India may be staring at an energy crisis. Shortages of coal and a sharp drop in natural gas output from Reliance Industries Ltd’s (RIL) Krishna-Godavari (KG) D6 bloc have come at a time of galloping demand for energy.
In the case of coal, lack of clarity on environmental issues—which are important— has led to a situation where coal imports are rising and domestic coal production is stagnant. As reported in Mint on Thursday, coal imports are expected to rise to 80 million tonnes (mt) this year compared with the 70 mt last year. With few new coal mines being opened due to environmental and other issues, production of this important fuel is stagnant.
Natural gas, too, is in short supply. Output from RIL’s KG D6 block has fallen from 61.5 million standard cu. m per day (mscmd) to less than 48 mscmd. This has led to a near-rationing situation with an empowered group of ministers expected to take a decision on allocation in the second week of June. Power companies, fertilizer producers, city gas suppliers and others demanding more even as there is much less to spread around.
Both cases show a lack of imagination and forward planning. In the case of coal, much could have been done to balance environmental concerns with what is needed for industrial growth. The old policy of allocating coal blocks—which is clearly inefficient—should have been discarded in favour of auctions a long time ago. Instead of levying an environmental premium—which should have been done even in the case of bureaucratic allocations—a part of the auction proceeds can be routed for afforestation and other sustainability projects. That will put an end to the “no-go” areas controversy. The government is doing nothing of this sort.
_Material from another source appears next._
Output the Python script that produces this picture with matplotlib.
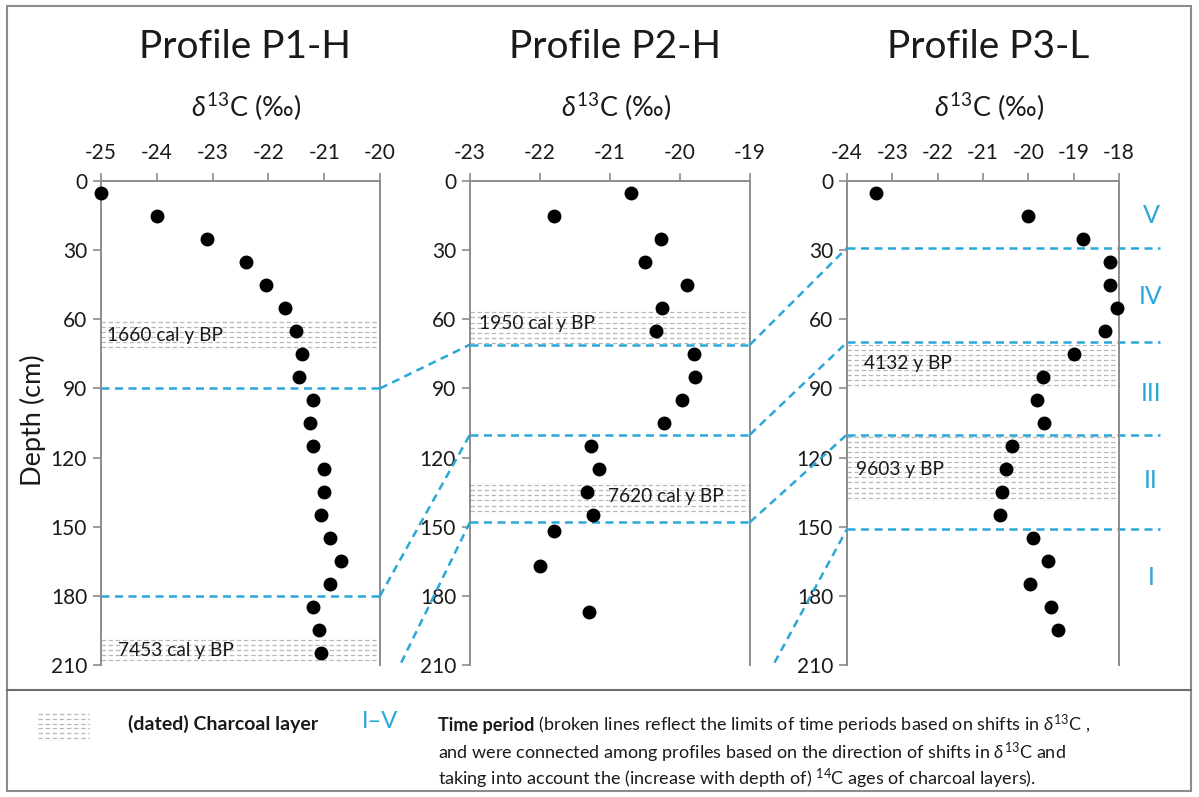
import matplotlib

matplotlib.use("Agg")

import matplotlib.pyplot as plt
from matplotlib.patches import Rectangle
from matplotlib.lines import Line2D
from matplotlib.text import Annotation

plt.rcParams["font.family"] = ["Lato", "DejaVu Sans"]
plt.rcParams["axes.unicode_minus"] = False
plt.rcParams["mathtext.fontset"] = "custom"
plt.rcParams["mathtext.rm"] = "Lato"
plt.rcParams["mathtext.it"] = "Lato:italic"
plt.rcParams["mathtext.bf"] = "Lato:bold"
plt.rcParams["mathtext.fallback"] = "stixsans"

# --- data ---------------------------------------------------------------
p1_depth = [5, 15, 25, 35, 45, 55, 65, 75, 85, 95, 105, 115, 125, 135, 145,
            155, 165, 175, 185, 195, 205]
p1_d13c = [-25.0, -24.0, -23.1, -22.4, -22.05, -21.7, -21.5, -21.4, -21.45,
           -21.2, -21.25, -21.2, -21.0, -21.0, -21.05, -20.9, -20.7, -20.9,
           -21.2, -21.1, -21.05]

p2_depth = [5, 15, 25, 35, 45, 55, 65, 75, 85, 95, 105, 115, 125, 135, 145,
            152, 167, 187]
p2_d13c = [-20.7, -21.8, -20.27, -20.5, -19.9, -20.26, -20.34, -19.8, -19.78,
           -19.97, -20.23, -21.27, -21.16, -21.33, -21.24, -21.8, -22.0, -21.3]

p3_depth = [5, 15, 25, 35, 45, 55, 65, 75, 85, 95, 105, 115, 125, 135, 145,
            155, 165, 175, 185, 195]
p3_d13c = [-23.35, -20.0, -18.8, -18.2, -18.2, -18.05, -18.3, -19.0, -19.68,
           -19.8, -19.65, -20.35, -20.5, -20.58, -20.63, -19.9, -19.57, -19.96,
           -19.5, -19.35]

# time-period boundaries (depth, cm)
p1_periods = [90, 180]
p2_periods = [71, 110, 148]
p3_periods = [29, 70, 110, 151]

# dated charcoal layers: top, bottom, label
p1_char_top = [60, 198]
p1_char_bot = [74, 208]
p1_char_label = ["1660 cal y BP", "7453 cal y BP"]
p2_char_top = [56, 131]
p2_char_bot = [71, 143]
p2_char_label = ["1950 cal y BP", "7620 cal y BP"]
p3_char_top = [70, 110]
p3_char_bot = [89, 139]
p3_char_label = ["4132 y BP", "9603 y BP"]

period_names = ["V", "IV", "III", "II", "I"]
period_label_depth = [15, 50, 92, 130, 172]

titles = ["Profile P1-H", "Profile P2-H", "Profile P3-L"]
xlims = [(-25, -20), (-23, -19), (-24, -18)]

BLUE = "#2aa7d9"
SPINE = "#8c8c8c"
TEXT = "#1a1a1a"
HATCH = "#b8b8b8"
W, H = 1199, 797


def hatch_rows(ax, top, bot, x0, x1):
    """Charcoal layer: rows of short grey dashes between top and bot."""
    d = top + 1.0
    while d < bot:
        ax.plot([x0, x1], [d, d], color=HATCH, lw=0.9,
                dashes=(3.5, 2.2), dash_capstyle="butt", zorder=1)
        d += 2.2


fig = plt.figure(figsize=(W / 100, H / 100), dpi=100)

# axes frames in pixels (left, right)
frames = [(101, 380), (470, 750), (847, 1119)]
top_px, bot_px = 181, 665
axes = []
for (l, r) in frames:
    ax = fig.add_axes([l / W, 1 - bot_px / H, (r - l) / W, (bot_px - top_px) / H])
    axes.append(ax)

profiles = [
    (p1_d13c, p1_depth, p1_periods, p1_char_top, p1_char_bot, p1_char_label),
    (p2_d13c, p2_depth, p2_periods, p2_char_top, p2_char_bot, p2_char_label),
    (p3_d13c, p3_depth, p3_periods, p3_char_top, p3_char_bot, p3_char_label),
]
label_x = [[-24.9, -24.7], [-22.87, -21.03], [-23.62, -23.8]]
label_dy = [[67, 203.5], [62, 137], [79, 125]]

for i, (ax, prof) in enumerate(zip(axes, profiles)):
    xs, ds, periods, ctop, cbot, clab = prof
    lo, hi = xlims[i]
    ax.set_xlim(lo, hi)
    ax.set_ylim(210, 0)
    ax.set_facecolor("none")

    for t, b, lab, lx, ly in zip(ctop, cbot, clab, label_x[i], label_dy[i]):
        hatch_rows(ax, t, b, lo, hi)
        ax.text(lx, ly, lab, fontsize=13.8, color=TEXT, va="center", ha="left",
                zorder=3)

    x_end = hi + 0.9 if i == 2 else hi
    for p in periods:
        ax.plot([lo, x_end], [p, p], color=BLUE, lw=1.8, dashes=(3.2, 2.2),
                clip_on=False, zorder=2)

    ax.plot(xs, ds, "o", color="black", ms=9, zorder=4, clip_on=False)

    ax.xaxis.tick_top()
    ax.set_xticks(range(lo, hi + 1))
    ax.set_yticks(range(0, 211, 30))
    ax.tick_params(axis="x", direction="out", length=6, width=1.2,
                   color=SPINE, labelsize=15, labelcolor=TEXT, pad=7)
    ax.tick_params(axis="y", direction="out", length=6, width=1.2,
                   color=SPINE, labelsize=15, labelcolor=TEXT, pad=4)
    for s in ("top", "left", "right"):
        ax.spines[s].set_color(SPINE)
        ax.spines[s].set_linewidth(1.4)
    ax.spines["bottom"].set_visible(False)

    cx = (frames[i][0] + frames[i][1]) / 2 / W
    fig.text(cx + 0.004, 1 - 47 / H, titles[i], fontsize=28, color=TEXT,
             ha="center", va="center")
    fig.text(cx + 0.005, 1 - 107 / H, r"$\delta^{13}$C (‰)", fontsize=19.5,
             color=TEXT, ha="center", va="center")

fig.text(33 / W, 1 - 420 / H, "Depth (cm)", rotation=90, fontsize=19.5,
         color=TEXT, ha="center", va="center")

# period labels to the right of P3
ax3 = axes[2]
for name, d in zip(period_names, period_label_depth):
    ax3.text(1.118, d, name, transform=ax3.get_yaxis_transform(),
             fontsize=18, color=BLUE, ha="center", va="center")

# connections between profiles (axes are placed by hand, so the
# data->figure transforms are already final here)
ax1, ax2 = axes[0], axes[1]
links = [
    (ax1, (-20, 90), ax2, (-23, 71)),
    (ax1, (-20, 180), ax2, (-23, 110)),
    (ax1, (-19.62, 209), ax2, (-23, 148)),
    (ax2, (-19, 71), ax3, (-24, 29)),
    (ax2, (-19, 110), ax3, (-24, 70)),
    (ax2, (-19, 148), ax3, (-24, 110)),
    (ax2, (-18.65, 209), ax3, (-24, 151)),
]
to_fig = fig.transFigure.inverted()
for a, pa, b, pb in links:
    fa = to_fig.transform(a.transData.transform(pa))
    fb = to_fig.transform(b.transData.transform(pb))
    fig.add_artist(Line2D([fa[0], fb[0]], [fa[1], fb[1]],
                          transform=fig.transFigure, color=BLUE, lw=1.8,
                          dashes=(3.2, 2.2)))

# outer frame and legend separator
fig.add_artist(Rectangle((7 / W, 1 - 791 / H), (1191 - 7) / W, (791 - 6) / H,
                         transform=fig.transFigure, fill=False,
                         edgecolor=SPINE, lw=1.5))
fig.add_artist(Line2D([7 / W, 1191 / W], [1 - 690 / H, 1 - 690 / H],
                      transform=fig.transFigure, color="#6e6e6e", lw=1.5))

# legend: charcoal swatch
sw = fig.add_axes([38 / W, 1 - 740 / H, 52 / W, 28 / H])
sw.set_xlim(0, 1)
sw.set_ylim(13, 0)
sw.axis("off")
hatch_rows(sw, 0, 13, 0, 1)
fig.text(128 / W, 1 - 724 / H, "(dated) Charcoal layer", fontsize=14,
         fontweight="bold", color=TEXT, ha="left", va="center")
fig.text(362 / W, 1 - 722 / H, "I–V", fontsize=17, color=BLUE,
         ha="left", va="center")

t1 = fig.text(438 / W, 1 - 725 / H, "Time period", fontsize=13,
              fontweight="bold", color=TEXT, ha="left", va="center")
fig.add_artist(Annotation(
    r" (broken lines reflect the limits of time periods based on shifts in $\delta^{13}$C ,",
    xy=(1, 0.5), xycoords=t1, va="center", ha="left", fontsize=13, color=TEXT,
    annotation_clip=False))
fig.text(438 / W, 1 - 753 / H,
         r"and were connected among profiles based on the direction of shifts in $\delta^{13}$C and",
         fontsize=13, color=TEXT, ha="left", va="center")
fig.text(438 / W, 1 - 779 / H,
         r"taking into account the (increase with depth of) $^{14}$C ages of charcoal layers).",
         fontsize=13, color=TEXT, ha="left", va="center")

fig.savefig("out.png", dpi=100, facecolor="white")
The KG D6 block issue shows myopia of a different sort: Was it proper to base large allocations and future consumption from one hydrocarbon find, however big it may be? Alternatives, in case things did not work, should have been thought of. Finding long-term energy supplies—in contrast to entering the natural gas spot market—when the world knows about falling output does not help matters. When a consumer of India’s size enters the market, it is bound to harden prices.
If gross domestic product is to grow at 9% per annum, then commercial energy growth of 7% is required. In the 11th Plan, the latter figure barely touched the 5.5% mark. Unless energy availability is secured, 9% growth may well remain a distant and unachievable dream.